▸ **WORK TO DO**
Starting at the first line of the listing below, repeat each line up to and including the one containing "import plotly.graph_objects as go". Leave out pictures.
----
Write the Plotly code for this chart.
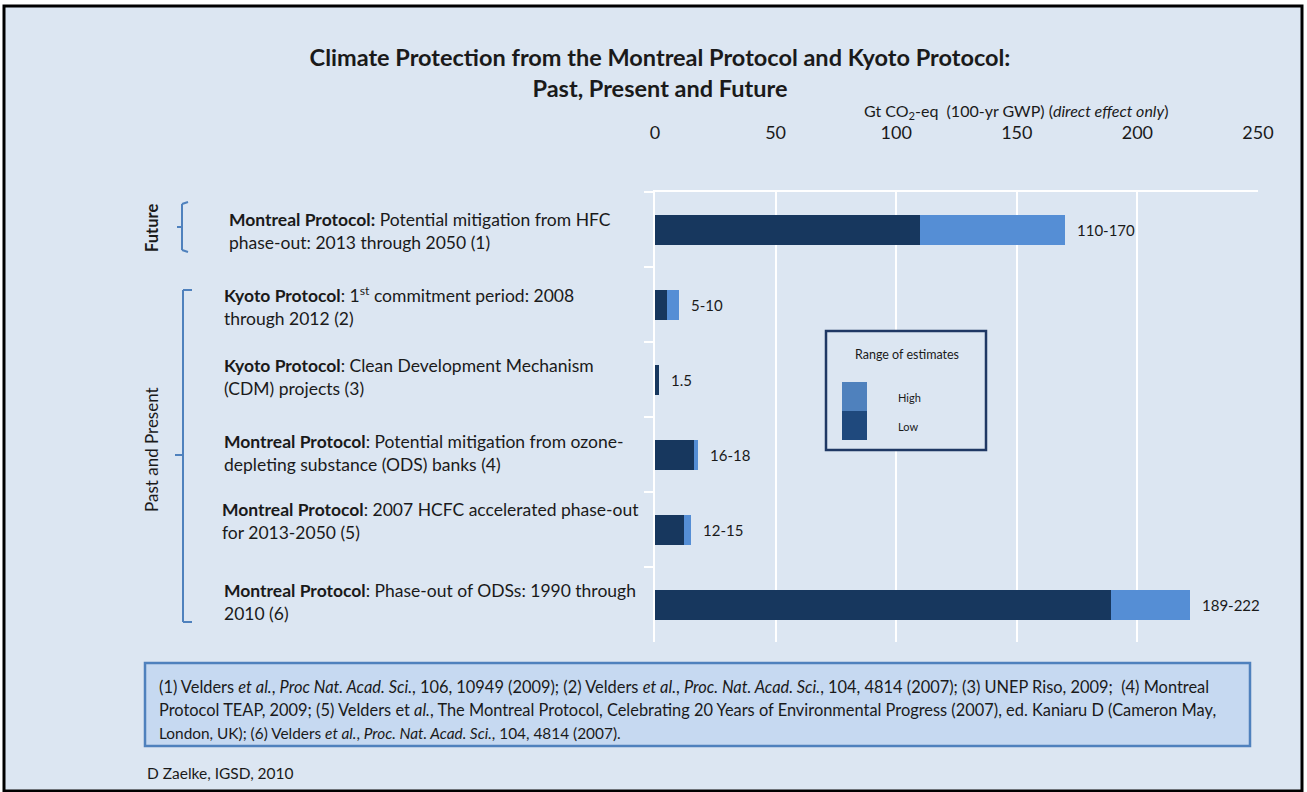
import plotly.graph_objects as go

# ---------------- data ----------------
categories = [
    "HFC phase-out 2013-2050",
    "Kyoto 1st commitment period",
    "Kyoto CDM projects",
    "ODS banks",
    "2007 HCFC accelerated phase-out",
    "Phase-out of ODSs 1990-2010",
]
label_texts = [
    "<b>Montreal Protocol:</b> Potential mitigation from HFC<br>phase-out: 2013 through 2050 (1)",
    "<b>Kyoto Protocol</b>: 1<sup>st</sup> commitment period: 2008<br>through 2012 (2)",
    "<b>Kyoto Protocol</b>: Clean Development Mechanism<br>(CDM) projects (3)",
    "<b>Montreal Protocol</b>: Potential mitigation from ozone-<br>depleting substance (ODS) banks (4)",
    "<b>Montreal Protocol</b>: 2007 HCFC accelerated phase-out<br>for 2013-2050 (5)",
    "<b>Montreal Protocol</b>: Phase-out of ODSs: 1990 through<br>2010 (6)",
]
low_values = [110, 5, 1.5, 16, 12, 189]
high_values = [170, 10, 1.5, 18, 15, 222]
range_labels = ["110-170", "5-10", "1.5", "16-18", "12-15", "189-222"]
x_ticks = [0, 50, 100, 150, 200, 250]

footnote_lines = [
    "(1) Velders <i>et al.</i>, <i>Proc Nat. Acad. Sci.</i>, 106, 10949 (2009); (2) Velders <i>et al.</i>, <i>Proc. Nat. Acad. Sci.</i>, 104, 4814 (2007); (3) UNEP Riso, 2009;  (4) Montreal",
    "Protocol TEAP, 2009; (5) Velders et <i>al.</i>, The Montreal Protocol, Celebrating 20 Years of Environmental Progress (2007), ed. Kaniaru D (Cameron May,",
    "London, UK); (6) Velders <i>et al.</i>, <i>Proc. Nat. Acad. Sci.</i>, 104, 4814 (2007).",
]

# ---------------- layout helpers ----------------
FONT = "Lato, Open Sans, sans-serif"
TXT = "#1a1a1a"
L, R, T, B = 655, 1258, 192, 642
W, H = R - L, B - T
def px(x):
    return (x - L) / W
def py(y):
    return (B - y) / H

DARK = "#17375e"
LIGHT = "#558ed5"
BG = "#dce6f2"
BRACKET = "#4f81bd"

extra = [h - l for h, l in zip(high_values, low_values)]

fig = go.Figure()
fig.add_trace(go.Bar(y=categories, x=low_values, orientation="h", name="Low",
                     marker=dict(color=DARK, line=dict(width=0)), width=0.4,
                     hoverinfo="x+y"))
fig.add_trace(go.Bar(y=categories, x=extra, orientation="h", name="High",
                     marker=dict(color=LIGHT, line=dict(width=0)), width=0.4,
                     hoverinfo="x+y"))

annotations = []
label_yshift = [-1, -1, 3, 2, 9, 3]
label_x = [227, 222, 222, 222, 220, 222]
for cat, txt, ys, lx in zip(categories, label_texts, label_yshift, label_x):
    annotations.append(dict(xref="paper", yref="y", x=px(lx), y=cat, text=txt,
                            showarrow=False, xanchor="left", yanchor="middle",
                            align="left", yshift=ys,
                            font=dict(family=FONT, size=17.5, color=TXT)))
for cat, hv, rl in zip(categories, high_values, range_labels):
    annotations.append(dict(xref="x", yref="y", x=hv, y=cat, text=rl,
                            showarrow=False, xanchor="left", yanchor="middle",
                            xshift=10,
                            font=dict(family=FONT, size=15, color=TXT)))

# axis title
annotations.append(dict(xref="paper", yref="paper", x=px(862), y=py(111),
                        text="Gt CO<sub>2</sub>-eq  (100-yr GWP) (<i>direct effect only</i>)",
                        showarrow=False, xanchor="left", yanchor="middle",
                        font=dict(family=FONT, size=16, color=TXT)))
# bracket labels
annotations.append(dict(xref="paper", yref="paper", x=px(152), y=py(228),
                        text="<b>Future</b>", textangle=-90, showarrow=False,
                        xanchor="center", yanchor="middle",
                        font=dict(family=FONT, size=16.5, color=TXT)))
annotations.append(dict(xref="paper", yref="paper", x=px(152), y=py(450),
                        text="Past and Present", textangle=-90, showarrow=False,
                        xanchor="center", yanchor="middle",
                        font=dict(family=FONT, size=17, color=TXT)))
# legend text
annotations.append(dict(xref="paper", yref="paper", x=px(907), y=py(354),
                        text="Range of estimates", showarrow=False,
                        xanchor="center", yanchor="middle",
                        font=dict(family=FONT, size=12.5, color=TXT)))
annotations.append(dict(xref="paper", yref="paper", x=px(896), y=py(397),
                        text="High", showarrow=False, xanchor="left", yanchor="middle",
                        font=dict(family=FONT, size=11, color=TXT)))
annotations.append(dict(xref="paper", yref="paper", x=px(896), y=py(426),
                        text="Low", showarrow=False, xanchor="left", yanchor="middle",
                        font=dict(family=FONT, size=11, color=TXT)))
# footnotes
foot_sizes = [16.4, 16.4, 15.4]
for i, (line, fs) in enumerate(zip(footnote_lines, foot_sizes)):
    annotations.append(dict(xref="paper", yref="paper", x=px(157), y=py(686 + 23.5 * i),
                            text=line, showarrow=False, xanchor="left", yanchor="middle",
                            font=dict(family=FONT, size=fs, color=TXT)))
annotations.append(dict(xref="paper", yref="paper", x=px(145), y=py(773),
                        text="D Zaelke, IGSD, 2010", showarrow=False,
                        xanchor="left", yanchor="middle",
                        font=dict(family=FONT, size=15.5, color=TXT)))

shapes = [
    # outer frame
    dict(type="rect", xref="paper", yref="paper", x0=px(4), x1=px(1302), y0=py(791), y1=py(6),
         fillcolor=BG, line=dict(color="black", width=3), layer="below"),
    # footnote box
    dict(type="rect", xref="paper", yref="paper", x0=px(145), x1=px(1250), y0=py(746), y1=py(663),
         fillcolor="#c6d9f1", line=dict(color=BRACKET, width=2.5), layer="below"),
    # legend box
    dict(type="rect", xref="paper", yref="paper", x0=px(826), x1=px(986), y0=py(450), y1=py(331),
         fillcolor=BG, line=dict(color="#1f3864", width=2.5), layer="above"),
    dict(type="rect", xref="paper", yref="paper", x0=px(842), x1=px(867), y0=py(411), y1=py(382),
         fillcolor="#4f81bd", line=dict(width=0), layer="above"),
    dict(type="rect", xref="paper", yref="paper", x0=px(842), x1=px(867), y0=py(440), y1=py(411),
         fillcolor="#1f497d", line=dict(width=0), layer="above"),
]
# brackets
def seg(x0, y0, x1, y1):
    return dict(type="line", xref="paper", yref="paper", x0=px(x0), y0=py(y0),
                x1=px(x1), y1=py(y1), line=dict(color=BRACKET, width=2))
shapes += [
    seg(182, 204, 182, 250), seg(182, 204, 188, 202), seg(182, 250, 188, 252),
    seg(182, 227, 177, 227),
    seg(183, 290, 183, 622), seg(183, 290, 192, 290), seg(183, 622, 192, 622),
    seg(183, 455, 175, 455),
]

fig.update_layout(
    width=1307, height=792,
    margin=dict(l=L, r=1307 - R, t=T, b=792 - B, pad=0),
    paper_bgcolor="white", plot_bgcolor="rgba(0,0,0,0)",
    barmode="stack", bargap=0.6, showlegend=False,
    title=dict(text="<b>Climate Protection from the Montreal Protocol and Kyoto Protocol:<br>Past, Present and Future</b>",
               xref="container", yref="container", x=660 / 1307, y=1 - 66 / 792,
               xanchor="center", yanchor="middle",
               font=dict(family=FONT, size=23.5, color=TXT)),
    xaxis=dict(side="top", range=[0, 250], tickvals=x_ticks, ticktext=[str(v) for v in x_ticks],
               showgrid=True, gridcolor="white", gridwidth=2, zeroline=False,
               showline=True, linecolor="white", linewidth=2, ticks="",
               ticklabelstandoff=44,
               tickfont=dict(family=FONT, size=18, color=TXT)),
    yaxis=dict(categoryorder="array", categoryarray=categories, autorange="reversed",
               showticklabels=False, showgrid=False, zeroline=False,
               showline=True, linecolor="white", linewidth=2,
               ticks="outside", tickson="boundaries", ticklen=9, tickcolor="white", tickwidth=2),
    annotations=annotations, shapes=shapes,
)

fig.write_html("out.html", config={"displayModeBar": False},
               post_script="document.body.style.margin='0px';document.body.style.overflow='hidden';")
----
▸ **EXPECTED ANSWER**
Write the Plotly code for this chart.
import plotly.graph_objects as go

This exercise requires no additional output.